Arriving in Syria a few months ahead of Germanicus, Governor Piso had gone around the four legions of the Syria command to win their loyalty and support, removing their stricter tribunes and centurions and replacing them with men who were in his debt or who would follow his wishes for a price. Piso then had legion discipline relaxed, allowing the legionaries based in the province to lead an easy life inside and outside camp. The more dissolute legionaries began to call Piso “father of the legions,” and the men of the 6th in particular showed strong allegiance toward him.

Meanwhile, Germanicus completed his business of state in Armenia and marched down into Syria, sending Piso an instruction to meet him at the winter quarters of the 10th Legion at Cyrrhus. The shabby, lazy legion Germanicus found at Cyrrhus was a far cry from the elite and famous 10th of Julius Caesar’s day.

The pair sat down at the legion’s permanent base in what was outwardly an amicable meeting. But behind closed doors Germanicus wanted to know why Piso had disobeyed orders. They parted coolly. Their relationship only went downhill from there.

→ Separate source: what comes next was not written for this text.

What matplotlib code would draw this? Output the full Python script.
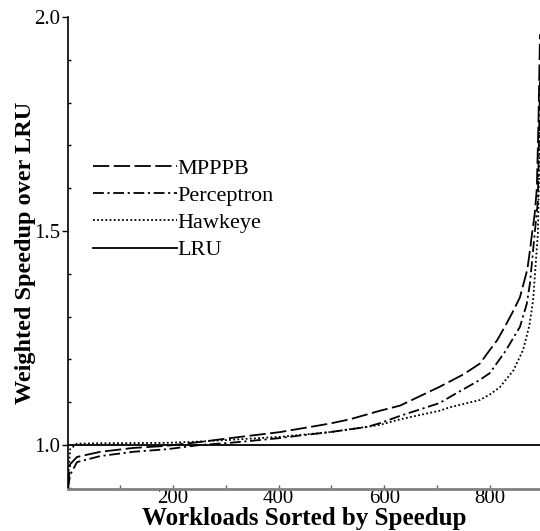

Antioch, Germanicus’s new center of operations, was the empire’s third-largest city after Rome and Alexandria, with a population of several hundred thousand, including forty thousand Jews. A crossroads between East and West, it was a commercial hub, a prosperous city boasting fine buildings in brick, stone, and marble; broad avenues; and lush gardens. Prevented from decorating his own kingdom of Judea by the religious con-straints of Judaism, King Herod had bestowed lavish gifts on the city, including golden paving decoration from which we derive the saying about streets being paved with gold.

The Governor of Syria had his palace in Antioch, and living here in a.d. 18 with Governor Piso and his wife, Plancina, as their guest was Vonones, a former king of Armenia. A Parthian who had been raised in Rome as a hostage, Vonones had been expelled from Armenia by King Artabanus of Parthia a few years back and had ambitions to reclaim his throne. Vonones showered expensive gifts on the governor’s wife, and plotted with Piso for a return to Armenia. Their plans were thwarted by Germanicus. Not only did he place the son of the king of Pontus on the Armenian throne, he also soon had Vonones removed to Cilicia and kept under house arrest. Vonones escaped, but was caught and killed by a retired legion veteran.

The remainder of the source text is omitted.